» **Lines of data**

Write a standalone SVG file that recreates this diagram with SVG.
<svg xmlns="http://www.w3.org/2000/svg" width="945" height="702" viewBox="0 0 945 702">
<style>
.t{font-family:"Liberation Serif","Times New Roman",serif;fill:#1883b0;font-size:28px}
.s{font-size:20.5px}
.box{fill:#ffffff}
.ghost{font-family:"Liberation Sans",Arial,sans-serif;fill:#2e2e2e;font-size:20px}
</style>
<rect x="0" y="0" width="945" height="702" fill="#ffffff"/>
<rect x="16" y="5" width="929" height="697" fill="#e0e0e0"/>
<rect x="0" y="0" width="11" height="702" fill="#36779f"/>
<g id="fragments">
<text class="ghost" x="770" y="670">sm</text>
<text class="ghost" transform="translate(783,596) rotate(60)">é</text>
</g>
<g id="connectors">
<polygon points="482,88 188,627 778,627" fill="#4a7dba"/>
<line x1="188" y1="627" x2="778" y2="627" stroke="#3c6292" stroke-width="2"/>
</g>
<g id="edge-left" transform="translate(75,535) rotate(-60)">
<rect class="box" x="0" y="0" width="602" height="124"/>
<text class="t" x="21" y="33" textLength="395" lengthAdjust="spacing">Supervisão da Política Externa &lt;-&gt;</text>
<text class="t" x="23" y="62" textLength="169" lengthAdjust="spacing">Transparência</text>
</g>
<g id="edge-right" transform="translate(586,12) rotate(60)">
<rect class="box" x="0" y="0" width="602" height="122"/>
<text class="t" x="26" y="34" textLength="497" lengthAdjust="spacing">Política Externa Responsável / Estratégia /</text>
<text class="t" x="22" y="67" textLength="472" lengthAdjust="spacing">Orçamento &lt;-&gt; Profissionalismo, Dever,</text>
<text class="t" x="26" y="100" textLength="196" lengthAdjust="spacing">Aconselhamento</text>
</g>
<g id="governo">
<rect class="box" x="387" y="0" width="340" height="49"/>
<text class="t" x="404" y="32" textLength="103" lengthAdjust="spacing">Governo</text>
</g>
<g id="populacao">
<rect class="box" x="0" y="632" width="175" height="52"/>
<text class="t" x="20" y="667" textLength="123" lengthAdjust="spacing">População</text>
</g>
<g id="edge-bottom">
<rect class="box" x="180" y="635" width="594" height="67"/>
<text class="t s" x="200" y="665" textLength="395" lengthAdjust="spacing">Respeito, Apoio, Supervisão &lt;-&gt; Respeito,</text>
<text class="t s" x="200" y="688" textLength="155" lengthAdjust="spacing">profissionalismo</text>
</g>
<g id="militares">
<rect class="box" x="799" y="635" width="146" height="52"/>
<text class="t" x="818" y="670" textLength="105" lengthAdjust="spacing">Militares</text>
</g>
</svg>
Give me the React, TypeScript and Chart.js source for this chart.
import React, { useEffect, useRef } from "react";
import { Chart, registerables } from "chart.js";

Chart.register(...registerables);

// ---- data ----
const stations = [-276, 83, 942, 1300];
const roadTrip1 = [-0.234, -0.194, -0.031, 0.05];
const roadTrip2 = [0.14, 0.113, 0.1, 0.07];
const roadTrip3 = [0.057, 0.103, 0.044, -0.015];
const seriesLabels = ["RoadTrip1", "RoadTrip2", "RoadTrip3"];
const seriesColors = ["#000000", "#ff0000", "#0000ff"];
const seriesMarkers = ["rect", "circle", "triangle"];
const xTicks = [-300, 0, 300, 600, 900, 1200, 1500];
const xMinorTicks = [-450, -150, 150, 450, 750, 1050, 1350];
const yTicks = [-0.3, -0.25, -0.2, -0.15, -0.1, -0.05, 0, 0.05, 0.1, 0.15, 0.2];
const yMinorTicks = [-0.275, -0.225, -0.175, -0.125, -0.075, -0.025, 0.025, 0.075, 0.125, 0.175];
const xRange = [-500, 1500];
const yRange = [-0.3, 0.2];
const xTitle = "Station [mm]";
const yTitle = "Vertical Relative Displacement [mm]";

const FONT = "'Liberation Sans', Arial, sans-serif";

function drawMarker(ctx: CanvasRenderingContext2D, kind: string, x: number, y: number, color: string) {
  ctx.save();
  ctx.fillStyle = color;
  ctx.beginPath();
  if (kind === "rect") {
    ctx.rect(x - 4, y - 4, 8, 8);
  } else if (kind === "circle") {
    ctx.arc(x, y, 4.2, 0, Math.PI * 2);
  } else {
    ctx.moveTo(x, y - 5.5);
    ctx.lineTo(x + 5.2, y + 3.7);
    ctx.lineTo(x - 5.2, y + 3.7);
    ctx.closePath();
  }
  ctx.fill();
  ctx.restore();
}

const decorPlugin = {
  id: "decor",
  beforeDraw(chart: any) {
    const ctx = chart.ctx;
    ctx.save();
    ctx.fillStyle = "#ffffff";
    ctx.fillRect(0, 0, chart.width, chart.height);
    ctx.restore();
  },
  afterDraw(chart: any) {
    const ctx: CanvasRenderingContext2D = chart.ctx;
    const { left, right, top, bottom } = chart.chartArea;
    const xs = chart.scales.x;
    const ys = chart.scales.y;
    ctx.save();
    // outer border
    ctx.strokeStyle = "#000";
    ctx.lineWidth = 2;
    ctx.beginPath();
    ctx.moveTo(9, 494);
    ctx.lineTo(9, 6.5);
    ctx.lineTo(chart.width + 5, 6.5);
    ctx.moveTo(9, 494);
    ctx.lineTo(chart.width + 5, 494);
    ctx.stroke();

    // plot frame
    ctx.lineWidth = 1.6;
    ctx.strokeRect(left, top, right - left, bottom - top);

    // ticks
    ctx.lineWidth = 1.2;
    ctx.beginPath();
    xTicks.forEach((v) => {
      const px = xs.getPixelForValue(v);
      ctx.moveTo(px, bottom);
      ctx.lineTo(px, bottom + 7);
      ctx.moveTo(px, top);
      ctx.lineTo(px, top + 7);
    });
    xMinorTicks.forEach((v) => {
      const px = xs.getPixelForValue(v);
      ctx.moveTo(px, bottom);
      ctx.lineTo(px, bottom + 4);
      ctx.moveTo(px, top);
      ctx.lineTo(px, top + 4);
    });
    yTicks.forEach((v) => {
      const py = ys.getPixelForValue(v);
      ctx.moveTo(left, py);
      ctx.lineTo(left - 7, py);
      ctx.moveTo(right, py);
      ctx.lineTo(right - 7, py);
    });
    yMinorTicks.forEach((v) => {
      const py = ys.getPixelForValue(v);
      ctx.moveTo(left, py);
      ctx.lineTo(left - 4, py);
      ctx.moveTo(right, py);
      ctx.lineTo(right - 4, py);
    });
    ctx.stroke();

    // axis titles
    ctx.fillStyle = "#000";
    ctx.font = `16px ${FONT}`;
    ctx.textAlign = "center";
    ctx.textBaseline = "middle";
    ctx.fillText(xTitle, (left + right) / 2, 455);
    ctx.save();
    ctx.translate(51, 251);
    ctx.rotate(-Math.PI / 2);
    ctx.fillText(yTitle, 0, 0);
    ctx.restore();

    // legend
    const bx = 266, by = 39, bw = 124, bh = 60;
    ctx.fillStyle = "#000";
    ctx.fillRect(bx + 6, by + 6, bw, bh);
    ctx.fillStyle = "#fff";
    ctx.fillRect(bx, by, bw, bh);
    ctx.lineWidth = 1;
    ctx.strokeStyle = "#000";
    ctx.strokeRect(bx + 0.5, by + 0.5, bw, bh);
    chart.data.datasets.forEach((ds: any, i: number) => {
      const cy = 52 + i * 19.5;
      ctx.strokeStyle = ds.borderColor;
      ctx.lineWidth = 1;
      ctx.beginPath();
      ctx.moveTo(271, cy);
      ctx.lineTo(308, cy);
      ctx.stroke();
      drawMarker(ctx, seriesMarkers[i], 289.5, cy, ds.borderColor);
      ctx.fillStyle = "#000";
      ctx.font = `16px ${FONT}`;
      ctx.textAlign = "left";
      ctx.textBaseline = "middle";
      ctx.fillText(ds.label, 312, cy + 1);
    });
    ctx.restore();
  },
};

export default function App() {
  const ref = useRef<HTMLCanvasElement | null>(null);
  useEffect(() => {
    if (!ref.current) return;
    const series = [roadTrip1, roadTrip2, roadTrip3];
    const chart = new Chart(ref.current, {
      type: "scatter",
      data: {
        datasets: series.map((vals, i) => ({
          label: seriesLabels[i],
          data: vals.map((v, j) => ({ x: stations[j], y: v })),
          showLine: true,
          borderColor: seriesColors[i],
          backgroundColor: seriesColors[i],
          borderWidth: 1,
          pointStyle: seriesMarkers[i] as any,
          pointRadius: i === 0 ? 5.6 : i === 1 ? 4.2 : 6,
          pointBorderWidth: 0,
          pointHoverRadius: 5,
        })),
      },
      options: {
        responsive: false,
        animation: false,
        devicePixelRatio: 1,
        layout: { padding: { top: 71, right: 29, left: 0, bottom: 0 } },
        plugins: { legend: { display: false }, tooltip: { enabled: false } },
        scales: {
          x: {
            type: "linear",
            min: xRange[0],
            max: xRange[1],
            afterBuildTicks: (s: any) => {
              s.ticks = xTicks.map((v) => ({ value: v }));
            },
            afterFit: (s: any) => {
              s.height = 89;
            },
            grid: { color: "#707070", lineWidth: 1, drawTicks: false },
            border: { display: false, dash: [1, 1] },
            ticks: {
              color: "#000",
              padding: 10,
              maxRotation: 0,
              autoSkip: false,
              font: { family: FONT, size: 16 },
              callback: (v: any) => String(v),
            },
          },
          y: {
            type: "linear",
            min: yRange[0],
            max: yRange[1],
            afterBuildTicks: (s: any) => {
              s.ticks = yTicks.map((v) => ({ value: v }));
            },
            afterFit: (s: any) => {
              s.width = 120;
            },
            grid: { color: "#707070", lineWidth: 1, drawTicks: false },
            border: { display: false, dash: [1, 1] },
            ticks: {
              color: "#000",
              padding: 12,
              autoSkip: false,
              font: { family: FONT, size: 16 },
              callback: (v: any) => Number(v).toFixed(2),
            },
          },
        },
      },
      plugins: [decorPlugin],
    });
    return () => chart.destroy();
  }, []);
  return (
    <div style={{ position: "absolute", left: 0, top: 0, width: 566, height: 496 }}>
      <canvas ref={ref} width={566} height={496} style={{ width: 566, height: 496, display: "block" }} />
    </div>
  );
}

» **Directions**
The first line to be transcribed is the one containing "Give me the", and the last is the one containing "Chart.register(...registerables);". Transcribe exactly those lines and nothing else.

» **Problem solution**
Give me the React, TypeScript and Chart.js source for this chart.
import React, { useEffect, useRef } from "react";
import { Chart, registerables } from "chart.js";

Chart.register(...registerables);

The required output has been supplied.